Anpassungen am Gesetz
Aus dem Dargelegten ergeben sich die folgenden notwendigen Anpassungen im Entwurf zum BAZG-Vollzugsaufgabengesetz:- Art. 1 Abs. 1 lit. b (enger fassen)
- ein Beitrag zur Bekämpfung von grenzüberschreitender Kriminalität und illegaler Migration
sowie ein Beitrag zur Wahrung der inneren Sicherheit des Landes und zum Schutz der Bevölkerung geleistet werden, soweit hierfür nicht die Kantone oder eine andere Bundesbehörde zuständig sind
- ein Beitrag zur Bekämpfung von grenzüberschreitender Kriminalität und illegaler Migration
- Art. 111 Abs. 1 lit. e (streichen)
zur automatisierten Fahrzeugfahndung mittels Erfassung von Fahrzeugen und Kontrollschildern im Zollgebiet und deren Abgleich mit polizeilichen Personen- und Sachfahndungsregistern, Fahndungsaufträgen und Fahndungshinweisen
- 2. Kapitel 3. Abschnitt: Risikoanalyse (enger fassen)

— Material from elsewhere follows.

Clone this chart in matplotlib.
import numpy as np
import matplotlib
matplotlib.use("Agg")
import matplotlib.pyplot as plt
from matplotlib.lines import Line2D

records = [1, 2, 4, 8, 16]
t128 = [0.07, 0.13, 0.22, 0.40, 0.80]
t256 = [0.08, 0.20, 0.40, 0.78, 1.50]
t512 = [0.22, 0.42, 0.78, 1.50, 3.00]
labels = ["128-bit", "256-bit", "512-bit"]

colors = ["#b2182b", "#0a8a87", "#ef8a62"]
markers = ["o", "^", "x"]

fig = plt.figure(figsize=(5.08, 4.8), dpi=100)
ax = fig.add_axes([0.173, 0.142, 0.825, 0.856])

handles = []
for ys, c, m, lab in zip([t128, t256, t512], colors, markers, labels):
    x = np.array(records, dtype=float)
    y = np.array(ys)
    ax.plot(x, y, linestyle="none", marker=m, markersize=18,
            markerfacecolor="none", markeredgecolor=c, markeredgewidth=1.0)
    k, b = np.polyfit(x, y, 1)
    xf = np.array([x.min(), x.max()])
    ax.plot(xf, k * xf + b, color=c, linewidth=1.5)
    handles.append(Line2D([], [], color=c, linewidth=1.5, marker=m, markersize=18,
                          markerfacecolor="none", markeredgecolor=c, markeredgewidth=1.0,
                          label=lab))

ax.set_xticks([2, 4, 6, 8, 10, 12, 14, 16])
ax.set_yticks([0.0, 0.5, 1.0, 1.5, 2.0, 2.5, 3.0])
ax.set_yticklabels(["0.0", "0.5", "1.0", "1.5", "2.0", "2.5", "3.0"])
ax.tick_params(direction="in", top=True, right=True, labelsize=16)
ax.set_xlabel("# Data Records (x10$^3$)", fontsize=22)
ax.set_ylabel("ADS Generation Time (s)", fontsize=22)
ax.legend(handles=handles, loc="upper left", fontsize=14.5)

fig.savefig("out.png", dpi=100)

- Streichen von Art. 111 Abs. 1 lit. e (siehe oben)
- Art. 134bis (neu): Datenbearbeitungen durch selbstlernende Algorithmen (künstliche Intelligenz) dürfen nicht diskriminierend sein. Dies ist durch eine externe Stelle zu prüfen und zu gewährleisten.
- 2. Kapitel 4. Abschnitt: Profiling (streichen)
Art. 133 und Art. 134
- 4. Kapitel 1. Abschnitt:
- «Datenbekanntgabe an andere Behörden im Abrufverfahren» ändern in «Datenbekanntgabe an andere Behörden mittels Datenübermittlung»
- Art. 139 Abs. 3 (enger fassen)
- Die Daten dürfen nur abgerufen werden, um Bedrohungen für die innere oder äussere Sicherheit nach Artikel 6 Absatz 1 Buchstabe a Ziffern 1-3 und 5 des Nachrichtendienstgesetzes vom 25. September 2015 frühzeitig zu erkennen oder zu verhindern.